Nooses, effigies and other “subtle” signs don’t work in their stagers’ favor: Americans have had fifty years experience with understanding the real meaning behind these formerly powerful symbols. Unfortunately for the beleaguered McCain operation, these idiots play into Obamas, not his, hands. And the best thing McCain can do is either ignore them, or revile them: both of which strengthen the hand of the left.

As usual, the lunatic right, with its symbols bereft of contextual reality, come out the losers. I’d much prefer an articulate lunatic like David Duke than these fringe nutters: David, at least, made for good and focused press. These idiots are shades of the 1950’s. And we all know how that played out in the end.

The Anti-Christ is Here (Thank God!)

Wow. I didn’t know I was rooting for the antichrist.
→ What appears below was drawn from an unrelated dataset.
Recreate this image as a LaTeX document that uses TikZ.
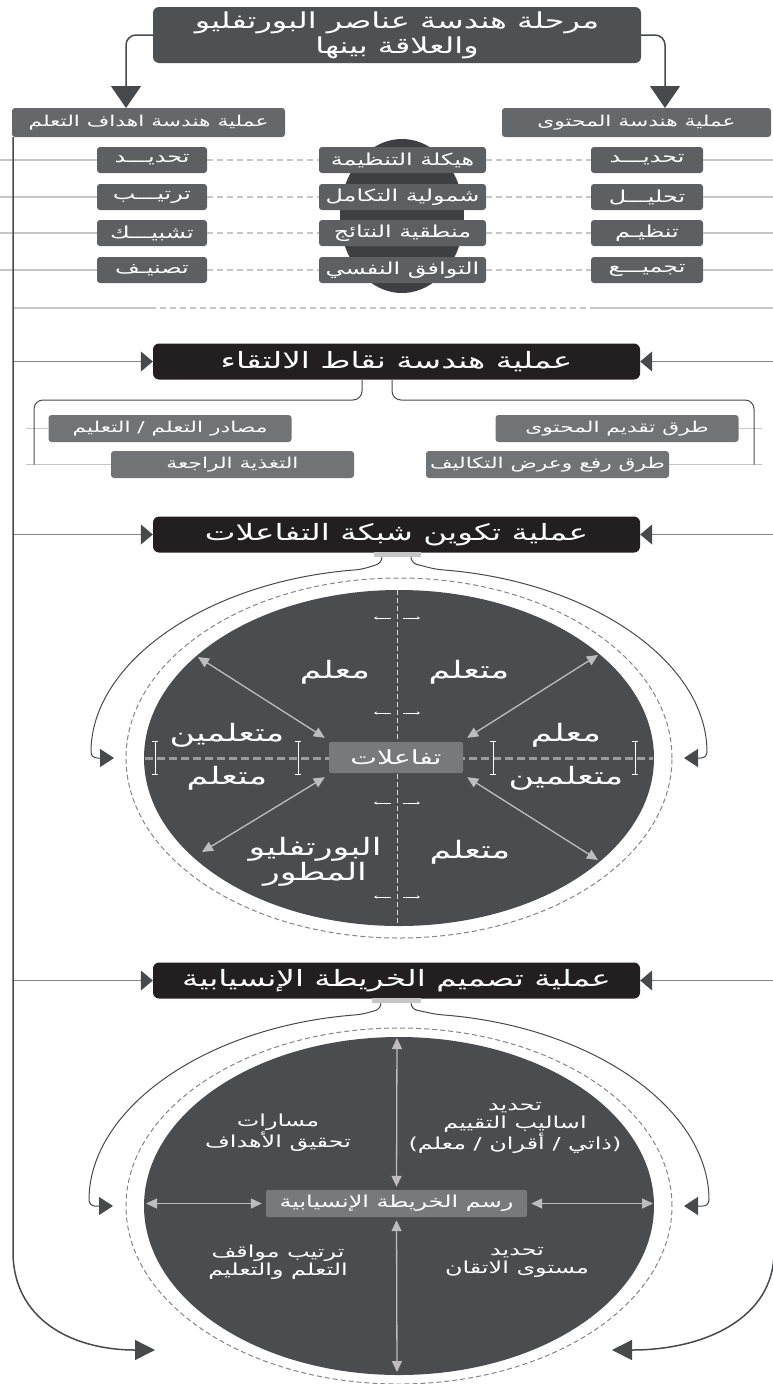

I mean, as a Jew with a sharp tongue, I certainly _hope_ I’m rooting for the other guy. Just not that one. Whatever he stands for. Our people have no connection to ‘The Rapture,’ a construct of 19th century umm, passionate people. I disingenuously paused, because, again, as a Jew, the whole thing is hooey to me. We didn’t have a 1st coming, so the second one makes no sense. We have no hell, only the absence of being part of God. There’s no purgatory. No wacky ‘what SHALL we do with all these unbelievers.’ No fire, no brimstone. [Full disclosure: while Christianity is fully Thanotic (death- and afterlife-focused), Judaism does refer to this life as the ‘prosdor’ (literally: the hallway) and the next life as the room. But we Jews get do-overs in the form of reincarnation, and a chance for our souls to make right what we failed in previous lives.]
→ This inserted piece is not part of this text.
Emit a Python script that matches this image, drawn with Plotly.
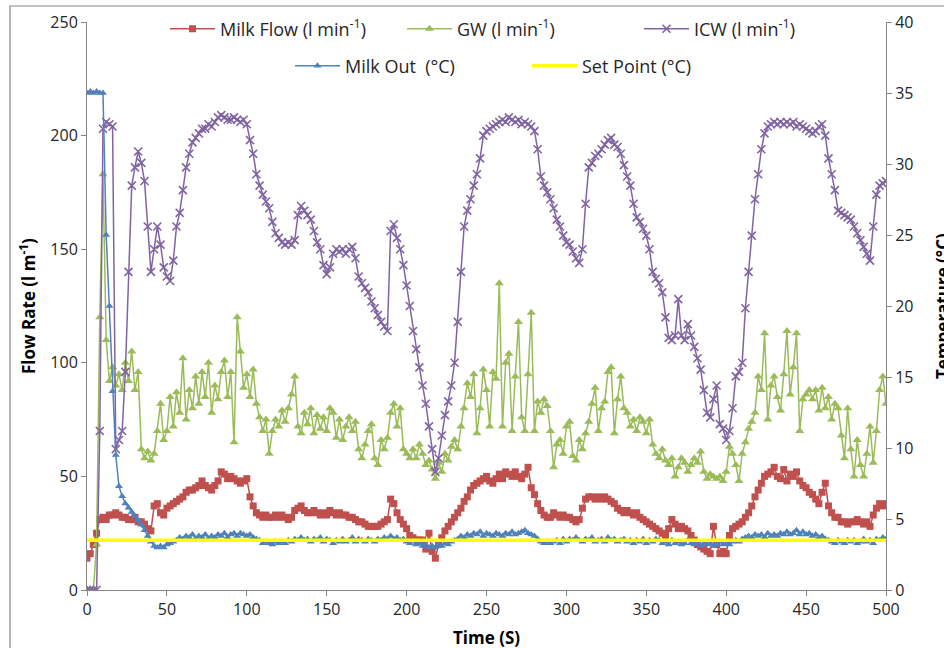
import plotly.graph_objects as go

# ---- data (2 s sampling) ----
TIME = list(range(0, 501, 2))

MILK_FLOW = [
    14, 16, 20, 25, 31, 32, 31, 33, 33, 34,
    33, 32, 32, 31, 31, 32, 30, 30, 29, 27,
    26, 37, 38, 34, 33, 36, 37, 38, 39, 40,
    41, 43, 44, 44, 45, 46, 48, 46, 45, 44,
    46, 48, 52, 51, 49, 50, 49, 48, 47, 48,
    49, 41, 37, 34, 33, 32, 33, 32, 32, 33,
    32, 33, 32, 31, 32, 35, 36, 37, 35, 34,
    34, 35, 34, 33, 34, 33, 35, 34, 33, 34,
    33, 33, 32, 32, 31, 30, 30, 29, 28, 28,
    28, 28, 29, 30, 31, 40, 38, 34, 31, 29,
    27, 24, 23, 22, 22, 22, 18, 25, 17, 14,
    20, 23, 26, 28, 30, 32, 34, 36, 39, 41,
    44, 46, 47, 48, 49, 50, 48, 47, 49, 51,
    49, 52, 51, 50, 52, 50, 49, 51, 54, 45,
    42, 38, 35, 33, 32, 32, 34, 33, 32, 33,
    32, 32, 31, 30, 31, 36, 40, 41, 41, 40,
    41, 40, 41, 40, 39, 38, 36, 35, 34, 35,
    34, 33, 34, 32, 31, 30, 29, 28, 27, 26,
    25, 24, 27, 31, 29, 27, 28, 27, 26, 24,
    22, 20, 19, 18, 17, 16, 28, 20, 16, 17,
    16, 24, 27, 28, 29, 30, 32, 34, 37, 41,
    44, 47, 50, 51, 52, 54, 50, 49, 53, 48,
    51, 50, 52, 48, 46, 45, 43, 42, 40, 38,
    43, 47, 37, 34, 32, 32, 30, 30, 29, 30,
    30, 31, 30, 29, 30, 28, 33, 36, 38, 37,
    38,
]

GW = [
    0, 0, 0, 20, 120, 183, 110, 92, 98, 90,
    95, 88, 100, 92, 105, 88, 96, 62, 58, 61,
    57, 60, 70, 82, 66, 70, 85, 72, 87, 78,
    102, 75, 88, 80, 94, 82, 96, 85, 100, 78,
    90, 84, 96, 101, 85, 96, 65, 120, 105, 89,
    95, 85, 97, 82, 76, 70, 75, 60, 70, 75,
    72, 79, 74, 80, 86, 94, 72, 69, 78, 73,
    80, 69, 77, 71, 76, 70, 80, 78, 67, 75,
    66, 72, 76, 70, 74, 62, 58, 64, 70, 73,
    58, 55, 66, 62, 67, 78, 82, 72, 80, 62,
    60, 58, 62, 58, 64, 60, 55, 57, 53, 49,
    56, 52, 60, 57, 63, 66, 62, 72, 80, 91,
    85, 95, 69, 80, 97, 88, 72, 96, 93, 135,
    72, 100, 104, 70, 94, 118, 76, 70, 95, 122,
    70, 83, 78, 84, 81, 70, 54, 64, 66, 60,
    72, 74, 59, 57, 66, 62, 69, 74, 82, 89,
    70, 80, 83, 96, 98, 69, 84, 94, 80, 78,
    72, 75, 70, 76, 74, 69, 75, 64, 60, 58,
    62, 57, 55, 58, 50, 54, 58, 56, 52, 55,
    58, 56, 61, 52, 49, 51, 50, 49, 50, 48,
    52, 63, 60, 55, 48, 60, 65, 71, 74, 78,
    94, 88, 113, 75, 90, 94, 85, 79, 95, 114,
    86, 98, 113, 70, 84, 86, 88, 84, 88, 79,
    89, 80, 85, 75, 82, 80, 68, 58, 80, 62,
    50, 66, 55, 50, 60, 72, 56, 70, 88, 94,
    82,
]

ICW = [
    0, 0, 0, 0, 70, 203, 206, 205, 204, 62,
    66, 70, 96, 140, 178, 186, 193, 188, 180, 160,
    140, 150, 160, 152, 142, 138, 136, 145, 160, 166,
    176, 186, 192, 197, 199, 201, 203, 203, 205, 204,
    206, 208, 209, 208, 207, 207, 208, 207, 206, 207,
    205, 198, 192, 183, 178, 174, 171, 168, 162, 157,
    155, 153, 152, 153, 152, 154, 165, 169, 167, 165,
    163, 158, 153, 150, 143, 139, 142, 148, 150, 149,
    150, 148, 150, 151, 146, 138, 135, 133, 131, 127,
    124, 121, 118, 116, 114, 158, 161, 155, 150, 143,
    134, 125, 114, 106, 98, 90, 82, 72, 62, 52,
    58, 68, 77, 83, 90, 100, 118, 140, 160, 167,
    172, 178, 183, 190, 200, 202, 203, 204, 205, 206,
    207, 206, 208, 207, 206, 207, 205, 206, 205, 204,
    202, 194, 182, 178, 175, 172, 168, 163, 160, 156,
    153, 152, 149, 146, 144, 150, 170, 186, 188, 191,
    192, 194, 196, 198, 199, 196, 195, 192, 187, 182,
    178, 170, 164, 162, 159, 156, 150, 140, 137, 135,
    131, 120, 111, 110, 112, 128, 112, 110, 117, 112,
    107, 102, 97, 88, 78, 76, 84, 90, 73, 71,
    66, 70, 80, 94, 96, 100, 124, 140, 156, 172,
    183, 194, 201, 204, 205, 206, 205, 206, 205, 206,
    205, 206, 204, 205, 204, 203, 202, 201, 202, 204,
    205, 200, 190, 183, 176, 167, 166, 165, 164, 163,
    160, 157, 154, 151, 148, 145, 160, 174, 178, 179,
    180,
]

MILK_OUT = [
    35.0, 35.1, 35.0, 35.1, 35.0, 35.0, 25.0, 20.0, 14.0, 9.5,
    7.3, 6.6, 6.1, 5.8, 5.5, 5.2, 4.9, 4.6, 4.2, 3.8,
    3.4, 3.1, 3.0, 3.1, 3.0, 3.2, 3.3, 3.4, 3.5, 3.7,
    3.6, 3.8, 3.7, 3.9, 3.6, 3.8, 3.7, 3.9, 3.6, 3.8,
    3.7, 3.9, 3.8, 4.0, 3.7, 3.9, 4.0, 3.8, 4.0, 3.9,
    3.8, 3.9, 3.7, 3.6, 3.5, 3.3, 3.4, 3.3, 3.2, 3.4,
    3.3, 3.4, 3.3, 3.5, 3.4, 3.6, 3.5, 3.7, 3.5, 3.6,
    3.4, 3.6, 3.5, 3.7, 3.4, 3.6, 3.5, 3.3, 3.5, 3.4,
    3.6, 3.4, 3.5, 3.7, 3.4, 3.6, 3.5, 3.4, 3.6, 3.5,
    3.4, 3.6, 3.5, 3.7, 3.6, 3.8, 3.6, 3.7, 3.5, 3.6,
    3.4, 3.3, 3.5, 3.2, 3.3, 3.1, 3.2, 3.0, 3.1, 3.0,
    3.2, 3.1, 3.3, 3.2, 3.4, 3.5, 3.6, 3.8, 3.7, 3.9,
    3.8, 4.0, 3.9, 4.1, 3.8, 4.0, 3.9, 3.8, 4.0, 3.9,
    3.8, 4.0, 3.9, 4.1, 3.9, 4.0, 4.1, 4.2, 4.0, 3.9,
    3.8, 3.6, 3.4, 3.3, 3.4, 3.3, 3.4, 3.5, 3.3, 3.6,
    3.4, 3.6, 3.5, 3.7, 3.5, 3.4, 3.6, 3.5, 3.7, 3.4,
    3.5, 3.6, 3.4, 3.7, 3.5, 3.6, 3.4, 3.5, 3.6, 3.4,
    3.5, 3.3, 3.5, 3.4, 3.6, 3.3, 3.5, 3.4, 3.6, 3.5,
    3.3, 3.4, 3.2, 3.5, 3.3, 3.4, 3.2, 3.3, 3.5, 3.3,
    3.2, 3.4, 3.1, 3.3, 3.2, 3.3, 3.1, 3.2, 3.4, 3.2,
    3.3, 3.2, 3.4, 3.5, 3.4, 3.6, 3.7, 3.8, 3.7, 3.9,
    3.8, 3.9, 3.7, 4.0, 3.8, 3.9, 3.8, 4.0, 3.9, 4.1,
    3.9, 4.0, 4.2, 3.9, 4.1, 3.9, 4.0, 3.8, 3.9, 3.7,
    3.8, 3.6, 3.5, 3.4, 3.3, 3.5, 3.4, 3.3, 3.5, 3.4,
    3.5, 3.3, 3.4, 3.6, 3.4, 3.5, 3.3, 3.6, 3.5, 3.7,
    3.6,
]

SET_T = [0, 500]
SET_POINT = [3.5, 3.5]

X_TICKS = [0, 50, 100, 150, 200, 250, 300, 350, 400, 450, 500]
Y_TICKS = [0, 50, 100, 150, 200, 250]
Y2_TICKS = [0, 5, 10, 15, 20, 25, 30, 35, 40]

# ---- styling ----
FONT = "Open Sans"
TXT = "#262626"
AX = "#868686"
W, H = 944, 648
L, R, T, B = 87, 58, 22, 58
PW, PH = W - L - R, H - T - B


def px_x(p):
    return (p - L) / PW


def px_y(p):
    return (H - B - p) / PH


fig = go.Figure()
fig.add_trace(go.Scatter(
    x=TIME, y=MILK_FLOW, name="Milk Flow (l min<sup>-1</sup>)",
    mode="lines+markers", line=dict(color="#C0504D", width=1.5),
    marker=dict(symbol="square", size=7, color="#C0504D"), legend="legend"))
fig.add_trace(go.Scatter(
    x=TIME, y=GW, name="GW (l min<sup>-1</sup>)",
    mode="lines+markers", line=dict(color="#9BBB59", width=1.5),
    marker=dict(symbol="triangle-up", size=8, color="#9BBB59"), legend="legend"))
fig.add_trace(go.Scatter(
    x=TIME, y=ICW, name="ICW (l min<sup>-1</sup>)",
    mode="lines+markers", line=dict(color="#8064A2", width=1.5),
    marker=dict(symbol="x-thin", size=8, color="#8064A2",
                line=dict(color="#8064A2", width=1.6)), legend="legend"))
fig.add_trace(go.Scatter(
    x=TIME, y=MILK_OUT, name="Milk Out\u00a0 (°C)", yaxis="y2",
    mode="lines+markers", line=dict(color="#4F81BD", width=1.5),
    marker=dict(symbol="triangle-up", size=7, color="#4F81BD"), legend="legend2"))
fig.add_trace(go.Scatter(
    x=SET_T, y=SET_POINT, name="Set Point (°C)", yaxis="y2",
    mode="lines", line=dict(color="#FFFF00", width=3.5), legend="legend2"))

axis_common = dict(
    showline=True, linecolor=AX, linewidth=1, ticks="outside", ticklen=5,
    tickcolor=AX, tickwidth=1, showgrid=False, zeroline=False,
    tickfont=dict(family=FONT, size=16, color=TXT),
)

legend_common = dict(
    orientation="h", xanchor="left", yanchor="middle",
    bgcolor="rgba(0,0,0,0)", borderwidth=0,
    font=dict(family=FONT, size=18, color=TXT),
    itemwidth=45,
    entrywidth=177, entrywidthmode="pixels", itemclick=False,
)

fig.update_layout(
    width=W, height=H,
    margin=dict(l=L, r=R, t=T, b=B, autoexpand=False),
    paper_bgcolor="white", plot_bgcolor="white",
    font=dict(family=FONT, size=16, color=TXT),
    showlegend=True,
    xaxis=dict(range=[0, 500], tickvals=X_TICKS, **axis_common),
    yaxis=dict(range=[0, 250], tickvals=Y_TICKS, **axis_common),
    yaxis2=dict(range=[0, 40], tickvals=Y2_TICKS, overlaying="y", side="right",
                **axis_common),
    legend=dict(x=px_x(165), y=px_y(29), **legend_common),
    legend2=dict(x=px_x(290), y=px_y(66), **legend_common),
    annotations=[
        dict(text="<b>Flow Rate (l m<sup>-1</sup>)</b>", xref="paper", yref="paper",
             x=px_x(27), y=px_y(306), xanchor="center", yanchor="middle",
             textangle=-90, showarrow=False,
             font=dict(family=FONT, size=17, color="black")),
        dict(text="<b>Time (S)</b>", xref="paper", yref="paper",
             x=px_x(486), y=px_y(637), xanchor="center", yanchor="middle",
             showarrow=False, font=dict(family=FONT, size=17, color="black")),
        dict(text="<b>Temperature (°C)</b>", xref="paper", yref="paper",
             x=px_x(942), y=px_y(306), xanchor="center", yanchor="middle",
             textangle=-90, showarrow=False,
             font=dict(family=FONT, size=17, color="black")),
    ],
    shapes=[
        dict(type="rect", xref="paper", yref="paper",
             x0=px_x(10), x1=px_x(990), y0=px_y(700), y1=px_y(6),
             line=dict(color=AX, width=1.2), fillcolor="rgba(0,0,0,0)",
             layer="below"),
    ],
)

fig.write_html("out.html")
The Obama = Nicholae Carpathia idea is hideous. It’s hateful, paranoid, and smacks of all the things for which the KKK was and is reviled. The Nazis used fear of the Jew, the unknown, the other to kill my family. And the hateful, prejudiced, zealots aligned with the McCain campaign are using the exact same tactics now, in 2008.

Debate is great. McCain certainly presents a different set of options to Obama. I welcome discussions of substance, of the priorities, strategies and even tactics of the two candidates in solving our upcoming problems. But bringing religion into this is a wedge designed to scare the Evangelical, the dim-witted, or those that bought the last lie: that Obama is actually a Muslim. Not that that is wrong in any way! (I’d love to see a Muslim President! He’d be just as fair as Kennedy was, as a Catholic, in a majority Protestant country.)